それが何でかって言えば、やっぱりバッドエンドがなかったからなのではないかと。
鈴のエンドはバッドと言えばバッドなのですが、私はどうにもあの非現実的な設定が気に入らなくて、それこそ「茶番だ!」と言いたくなりました。あそこはむしろ、恭介の閉じられた世界を強く意識させるような、もっと破滅的な世界を描くべきではなかったのだろうかと。あの世界を構成する仲間達が知らない人間は一人も居ない、終末的な世界であるべきだったのではないかと。そして、事故の事を思い出させる絵があるべきなのではないかと。
逃げた先に待っている破滅こそが、あのシナリオである以上、交換留学が強制収用所扱いになってる展開はぐったりでした。


また、Refrainにおいても、あっさり助けに行っちゃったのが嫌でした。
どうして二人だけが助かった世界を描いてくれなかったのかと。
何度も何度も同じ時間を繰り返し、成長を促しながらも必死になって守り続けた恭介が与えてくれた未来を、一度二人で歩いて欲しかったです。
シナリオとして長々と書かなくとも、一度ENDさせてくれる事で、それが必然的に私にとってのバッドエンドになったでしょうに。

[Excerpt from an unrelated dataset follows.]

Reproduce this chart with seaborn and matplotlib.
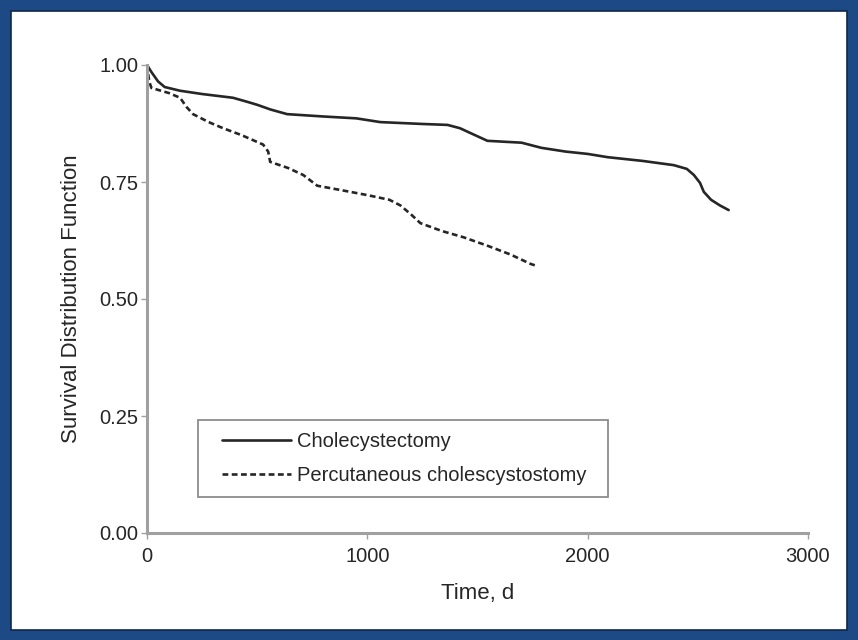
import matplotlib
matplotlib.use("Agg")
import matplotlib.pyplot as plt
import seaborn as sns
import pandas as pd
from matplotlib.patches import Rectangle
from matplotlib.lines import Line2D
from matplotlib.legend_handler import HandlerLine2D

# Data
chole_time = [0, 20, 50, 80, 150, 250, 390, 450, 500, 560, 636, 800, 950, 1059,
              1250, 1364, 1420, 1480, 1545, 1700, 1790, 1900, 2000, 2091, 2250,
              2391, 2450, 2482, 2510, 2527, 2560, 2600, 2640]
chole_surv = [1.000, 0.985, 0.965, 0.953, 0.945, 0.938, 0.930, 0.922, 0.915, 0.905,
              0.895, 0.890, 0.886, 0.878, 0.874, 0.872, 0.865, 0.852, 0.838, 0.834,
              0.823, 0.815, 0.810, 0.803, 0.795, 0.786, 0.778, 0.765, 0.748, 0.729,
              0.712, 0.700, 0.690]
perc_time = [0, 10, 20, 100, 150, 180, 209, 280, 345, 430, 527, 550, 559, 640, 709,
             773, 877, 1000, 1100, 1150, 1200, 1241, 1340, 1436, 1550, 1650, 1741, 1760]
perc_surv = [1.000, 0.965, 0.951, 0.940, 0.930, 0.910, 0.895, 0.878, 0.865, 0.850,
             0.830, 0.815, 0.793, 0.780, 0.765, 0.742, 0.733, 0.722, 0.712, 0.700,
             0.680, 0.662, 0.645, 0.632, 0.613, 0.595, 0.575, 0.572]
series_labels = ["Cholecystectomy", "Percutaneous cholescystostomy"]
x_ticks = [0, 1000, 2000, 3000]
y_ticks = [0.00, 0.25, 0.50, 0.75, 1.00]
y_tick_labels = ["0.00", "0.25", "0.50", "0.75", "1.00"]

sns.set_style("white")
plt.rcParams['font.family'] = ['Liberation Sans Narrow', 'Liberation Sans', 'DejaVu Sans']

fig = plt.figure(figsize=(8.58, 6.4), dpi=100)
fig.patch.set_facecolor("#1d4a85")
# white panel inside the blue frame
fig.patches.append(Rectangle((11/858, 10/640), 1 - 22/858, 1 - 21/640,
                             transform=fig.transFigure, facecolor="white",
                             edgecolor="#10284a", linewidth=1.2, zorder=-10))

ax = fig.add_axes([147/858, 107/640, 661/858, 468/640])
ax.set_zorder(5)
ax.set_facecolor("none")

ink = "#262626"
df1 = pd.DataFrame({"t": chole_time, "s": chole_surv})
df2 = pd.DataFrame({"t": perc_time, "s": perc_surv})
sns.lineplot(data=df1, x="t", y="s", ax=ax, color=ink, lw=1.9,
             label=series_labels[0])
sns.lineplot(data=df2, x="t", y="s", ax=ax, color=ink, lw=1.9,
             linestyle=(0, (2.2, 1.3)), label=series_labels[1])

ax.set_xlim(0, 3000)
ax.set_ylim(0, 1.0)
ax.set_xticks(x_ticks)
ax.set_yticks(y_ticks)
ax.set_yticklabels(y_tick_labels)
for side in ["top", "right"]:
    ax.spines[side].set_visible(False)
for side in ["left", "bottom"]:
    ax.spines[side].set_color("#a0a0a0")
    ax.spines[side].set_linewidth(2.2)
ax.tick_params(axis="both", direction="out", length=4, width=1, color="#a0a0a0",
               labelsize=14.5, labelcolor=ink, bottom=True, left=True)
ax.tick_params(axis="y", pad=2)
ax.tick_params(axis="x", pad=6)
ax.set_xlabel("Time, d", fontsize=16, color=ink, labelpad=12)
ax.set_ylabel("Survival Distribution Function", fontsize=16, color=ink, labelpad=13)
ax.margins(0)

leg = ax.legend(loc="lower left", bbox_to_anchor=(0.077, 0.077, 0.62, 0.169),
                mode="expand", fontsize=14.5, frameon=True, fancybox=False,
                handlelength=4.0, handletextpad=0.3, labelspacing=0.75,
                borderpad=0.6, borderaxespad=0,
                handler_map={Line2D: HandlerLine2D(xpad=0.6)})
leg.get_frame().set_edgecolor("#707070")
leg.get_frame().set_linewidth(1.3)
for t in leg.get_texts():
    t.set_color(ink)

fig.savefig("out.png", dpi=100, facecolor=fig.get_facecolor())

そうすれば、主題歌の変化のように、『小さいながらも決定的な差』を感じられたのに。


と……つまり、そういう事なのです。
要は私は、もっとしっかりしたバッドエンドが欲しかったのですよ。
タイトルにあるように、これはハッピーエンド至上主義者の憂鬱です。
私はハッピーエンドを求める限り、その対比となるバッドエンドを絶対に必要とするのです。
CLANNADで渚が死に、汐までもが死ぬあの結末があるからこそ、グランドフィナーレが感動できたように。
主題歌の破滅を想起させる言葉が、破滅を乗り越えた希望の言葉となるように。
リトバスに足りなかったのは、凶悪なまでのバッドエンドなのだと、結論させていただきたいです。